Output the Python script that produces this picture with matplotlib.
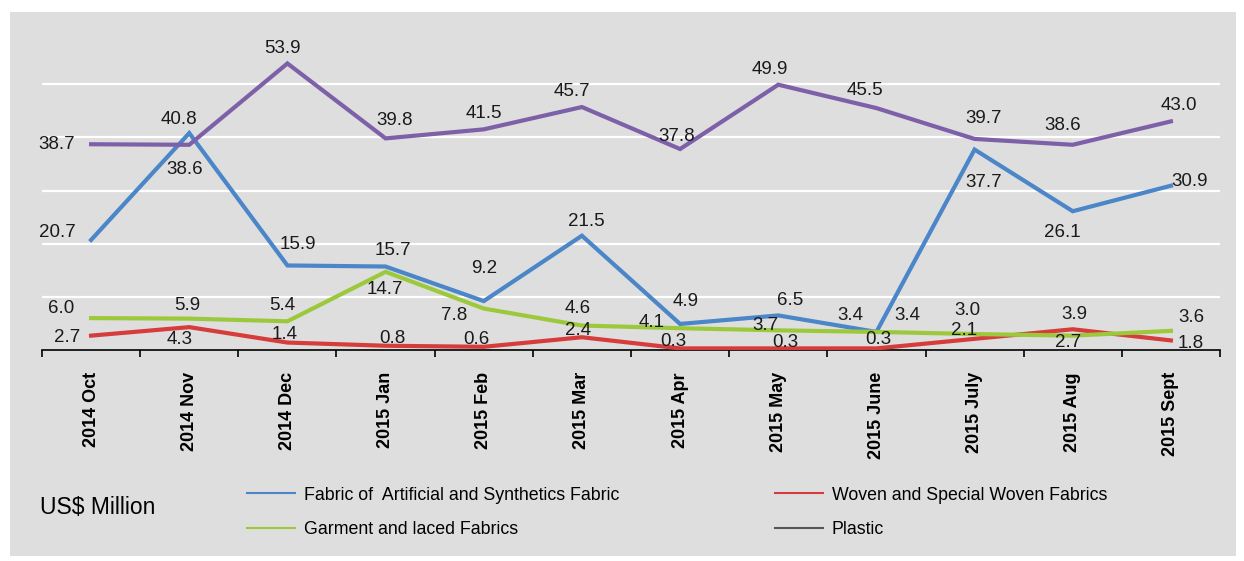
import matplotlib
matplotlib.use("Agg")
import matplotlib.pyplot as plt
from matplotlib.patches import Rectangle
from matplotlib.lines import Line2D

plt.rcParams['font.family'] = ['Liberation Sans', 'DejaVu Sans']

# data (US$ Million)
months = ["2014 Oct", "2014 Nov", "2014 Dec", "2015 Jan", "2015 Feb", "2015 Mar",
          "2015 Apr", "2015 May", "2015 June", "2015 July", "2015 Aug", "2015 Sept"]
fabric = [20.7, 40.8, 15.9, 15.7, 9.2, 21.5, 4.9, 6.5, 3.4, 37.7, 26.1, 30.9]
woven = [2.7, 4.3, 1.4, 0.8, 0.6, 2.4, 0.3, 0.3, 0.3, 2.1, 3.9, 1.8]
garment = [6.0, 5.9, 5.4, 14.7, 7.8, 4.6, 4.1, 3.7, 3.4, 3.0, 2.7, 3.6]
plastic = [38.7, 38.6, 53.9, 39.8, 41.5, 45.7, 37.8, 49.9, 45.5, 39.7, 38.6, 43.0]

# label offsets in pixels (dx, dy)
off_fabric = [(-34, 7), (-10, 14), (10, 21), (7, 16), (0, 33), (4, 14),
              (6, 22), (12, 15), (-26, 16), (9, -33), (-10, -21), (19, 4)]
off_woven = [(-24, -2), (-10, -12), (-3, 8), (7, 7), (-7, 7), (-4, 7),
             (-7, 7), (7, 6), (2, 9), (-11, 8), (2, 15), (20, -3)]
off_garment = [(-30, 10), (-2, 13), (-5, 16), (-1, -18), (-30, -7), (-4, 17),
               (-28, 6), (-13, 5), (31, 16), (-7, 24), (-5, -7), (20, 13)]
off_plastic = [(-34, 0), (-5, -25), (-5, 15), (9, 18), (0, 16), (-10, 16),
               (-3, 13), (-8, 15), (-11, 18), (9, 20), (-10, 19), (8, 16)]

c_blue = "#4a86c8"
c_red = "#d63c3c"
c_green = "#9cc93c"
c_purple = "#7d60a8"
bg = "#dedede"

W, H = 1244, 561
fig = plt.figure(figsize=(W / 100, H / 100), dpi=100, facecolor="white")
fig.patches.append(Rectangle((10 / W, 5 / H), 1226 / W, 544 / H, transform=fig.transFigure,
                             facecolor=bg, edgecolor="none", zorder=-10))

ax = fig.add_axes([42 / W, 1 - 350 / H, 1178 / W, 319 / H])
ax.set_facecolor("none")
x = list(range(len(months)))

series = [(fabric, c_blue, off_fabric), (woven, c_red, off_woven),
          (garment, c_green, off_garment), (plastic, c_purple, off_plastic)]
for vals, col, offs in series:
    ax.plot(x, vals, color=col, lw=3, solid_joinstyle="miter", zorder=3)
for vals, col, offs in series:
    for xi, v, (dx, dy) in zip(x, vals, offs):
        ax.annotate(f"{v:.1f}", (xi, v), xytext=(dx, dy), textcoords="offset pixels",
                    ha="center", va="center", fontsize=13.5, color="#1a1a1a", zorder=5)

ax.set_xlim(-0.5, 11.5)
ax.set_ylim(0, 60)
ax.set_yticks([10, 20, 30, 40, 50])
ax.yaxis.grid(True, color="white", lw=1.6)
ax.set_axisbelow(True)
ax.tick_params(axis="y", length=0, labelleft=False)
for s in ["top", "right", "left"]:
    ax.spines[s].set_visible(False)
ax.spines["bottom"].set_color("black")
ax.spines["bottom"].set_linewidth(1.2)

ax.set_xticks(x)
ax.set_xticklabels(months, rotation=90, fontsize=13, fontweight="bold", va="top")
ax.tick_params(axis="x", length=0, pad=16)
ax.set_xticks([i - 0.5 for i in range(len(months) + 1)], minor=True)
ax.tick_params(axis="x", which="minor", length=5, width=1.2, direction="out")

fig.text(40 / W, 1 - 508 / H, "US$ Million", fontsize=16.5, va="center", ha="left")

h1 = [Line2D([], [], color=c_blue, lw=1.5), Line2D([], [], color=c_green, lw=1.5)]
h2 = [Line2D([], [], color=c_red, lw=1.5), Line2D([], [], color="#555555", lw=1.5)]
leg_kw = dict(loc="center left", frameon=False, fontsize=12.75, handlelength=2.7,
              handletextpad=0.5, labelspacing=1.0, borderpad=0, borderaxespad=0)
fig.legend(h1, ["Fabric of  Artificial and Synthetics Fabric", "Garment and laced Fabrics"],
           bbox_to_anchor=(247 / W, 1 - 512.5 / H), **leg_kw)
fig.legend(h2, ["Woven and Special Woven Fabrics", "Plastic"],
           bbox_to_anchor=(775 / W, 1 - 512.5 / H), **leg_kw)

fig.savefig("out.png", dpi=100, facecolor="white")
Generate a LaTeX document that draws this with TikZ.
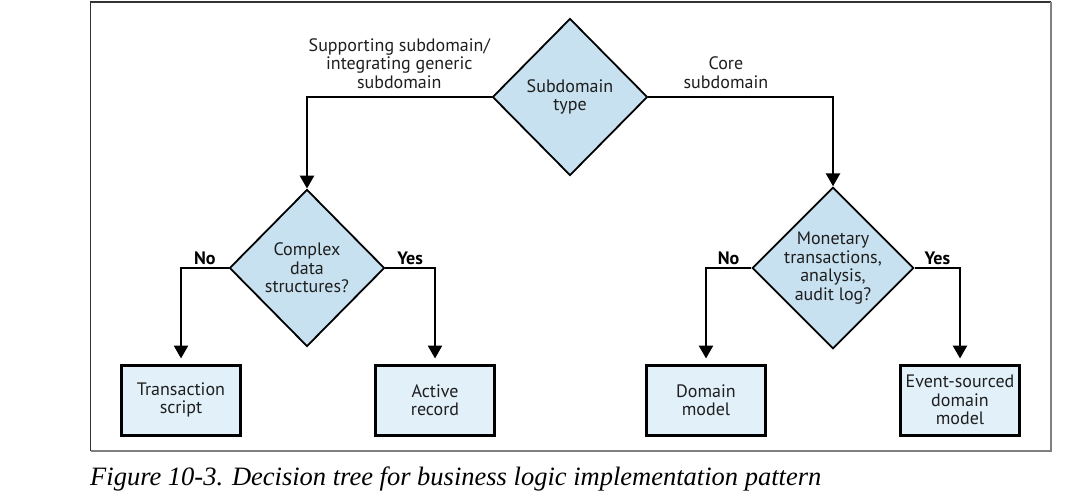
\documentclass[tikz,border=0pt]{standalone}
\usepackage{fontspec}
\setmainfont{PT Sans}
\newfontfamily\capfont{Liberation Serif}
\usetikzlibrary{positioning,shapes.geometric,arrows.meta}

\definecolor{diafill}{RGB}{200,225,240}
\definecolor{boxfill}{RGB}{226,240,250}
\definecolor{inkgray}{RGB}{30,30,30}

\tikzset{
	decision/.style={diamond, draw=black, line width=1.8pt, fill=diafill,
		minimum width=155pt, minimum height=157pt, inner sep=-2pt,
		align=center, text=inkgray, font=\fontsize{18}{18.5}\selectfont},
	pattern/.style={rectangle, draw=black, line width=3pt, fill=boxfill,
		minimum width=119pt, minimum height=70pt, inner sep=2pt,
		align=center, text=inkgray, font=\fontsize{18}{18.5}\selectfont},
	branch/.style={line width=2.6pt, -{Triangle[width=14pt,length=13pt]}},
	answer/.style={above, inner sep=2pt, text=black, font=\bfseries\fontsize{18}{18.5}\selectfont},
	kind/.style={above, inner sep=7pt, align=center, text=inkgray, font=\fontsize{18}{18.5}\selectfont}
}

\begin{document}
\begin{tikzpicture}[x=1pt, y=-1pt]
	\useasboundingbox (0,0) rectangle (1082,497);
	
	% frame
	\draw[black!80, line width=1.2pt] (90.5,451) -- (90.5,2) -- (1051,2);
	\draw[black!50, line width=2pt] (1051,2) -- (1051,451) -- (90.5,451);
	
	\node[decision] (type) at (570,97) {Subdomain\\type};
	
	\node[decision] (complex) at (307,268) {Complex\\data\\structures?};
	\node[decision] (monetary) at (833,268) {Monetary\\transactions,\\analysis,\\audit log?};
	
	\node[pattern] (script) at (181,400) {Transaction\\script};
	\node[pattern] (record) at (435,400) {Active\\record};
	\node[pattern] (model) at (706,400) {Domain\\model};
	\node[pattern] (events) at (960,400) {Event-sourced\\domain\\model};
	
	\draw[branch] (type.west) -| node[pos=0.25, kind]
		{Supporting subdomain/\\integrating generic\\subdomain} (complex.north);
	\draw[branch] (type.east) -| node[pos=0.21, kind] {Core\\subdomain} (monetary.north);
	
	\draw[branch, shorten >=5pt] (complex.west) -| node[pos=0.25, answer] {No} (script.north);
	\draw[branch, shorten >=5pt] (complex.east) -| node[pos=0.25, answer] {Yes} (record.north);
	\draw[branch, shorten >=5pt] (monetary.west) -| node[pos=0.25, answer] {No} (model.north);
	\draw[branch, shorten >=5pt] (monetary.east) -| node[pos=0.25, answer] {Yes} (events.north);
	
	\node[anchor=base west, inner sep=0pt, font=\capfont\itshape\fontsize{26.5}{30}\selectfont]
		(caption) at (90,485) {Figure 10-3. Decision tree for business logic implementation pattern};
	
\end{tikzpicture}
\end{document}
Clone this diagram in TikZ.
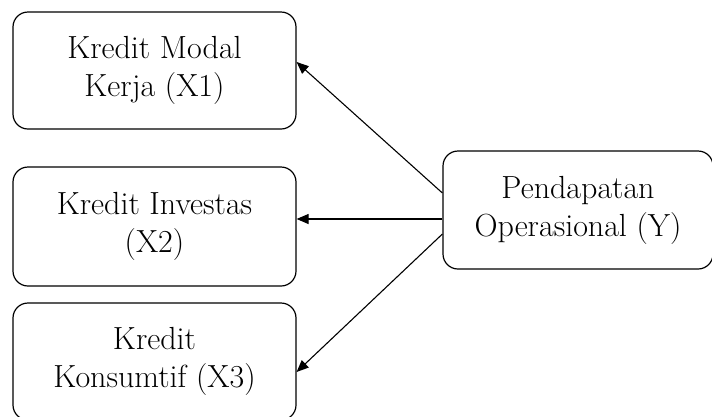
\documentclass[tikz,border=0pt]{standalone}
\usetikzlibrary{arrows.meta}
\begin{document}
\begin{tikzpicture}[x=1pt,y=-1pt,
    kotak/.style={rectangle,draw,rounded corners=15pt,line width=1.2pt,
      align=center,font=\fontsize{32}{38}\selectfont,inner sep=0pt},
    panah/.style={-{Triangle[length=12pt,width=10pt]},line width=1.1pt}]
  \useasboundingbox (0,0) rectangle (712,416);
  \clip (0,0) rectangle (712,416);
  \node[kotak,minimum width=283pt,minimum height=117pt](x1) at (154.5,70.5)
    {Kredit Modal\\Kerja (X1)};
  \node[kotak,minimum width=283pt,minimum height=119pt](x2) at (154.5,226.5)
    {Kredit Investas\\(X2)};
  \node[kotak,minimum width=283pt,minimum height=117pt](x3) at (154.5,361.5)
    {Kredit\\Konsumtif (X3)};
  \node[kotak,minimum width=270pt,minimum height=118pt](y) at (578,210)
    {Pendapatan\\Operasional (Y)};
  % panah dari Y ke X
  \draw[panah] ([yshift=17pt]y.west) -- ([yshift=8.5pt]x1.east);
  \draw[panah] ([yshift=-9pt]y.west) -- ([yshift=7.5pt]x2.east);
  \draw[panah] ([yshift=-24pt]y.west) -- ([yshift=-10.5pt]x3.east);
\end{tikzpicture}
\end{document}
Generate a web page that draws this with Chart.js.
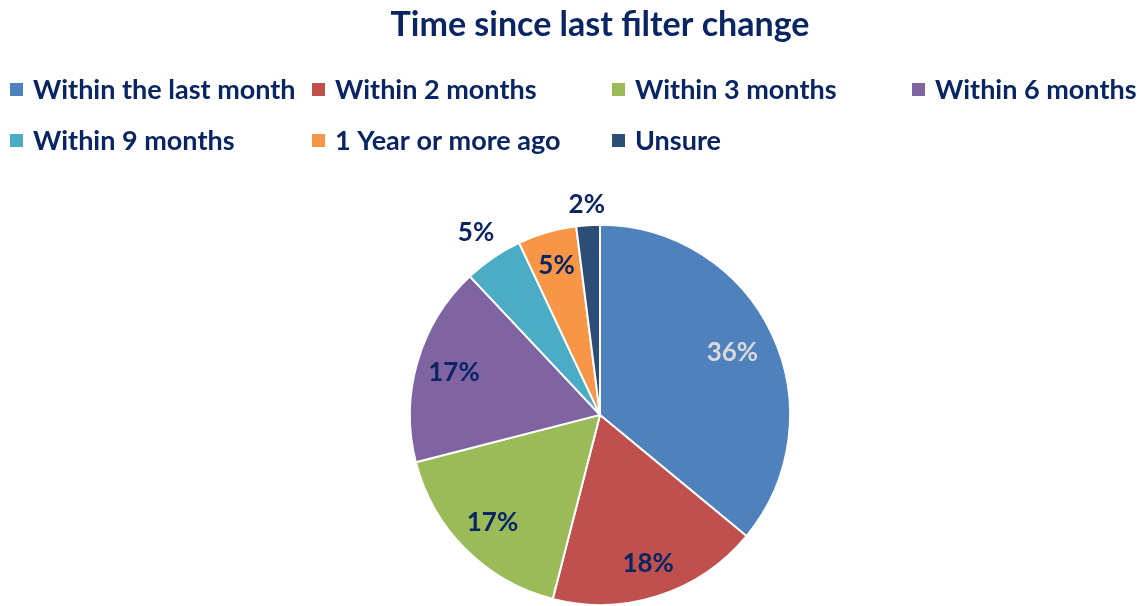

◆ **Objective**
Give again exactly the lines running from the beginning of the material above through the line that contains "plt.rcParams['font.family'] = ['Liberation", and leave out every picture.

◆ **The output**
Output the Python script that produces this picture with matplotlib.
import matplotlib
matplotlib.use("Agg")
import matplotlib.pyplot as plt
from matplotlib.patches import Rectangle
from matplotlib.lines import Line2D

plt.rcParams['font.family'] = ['Liberation Sans', 'DejaVu Sans']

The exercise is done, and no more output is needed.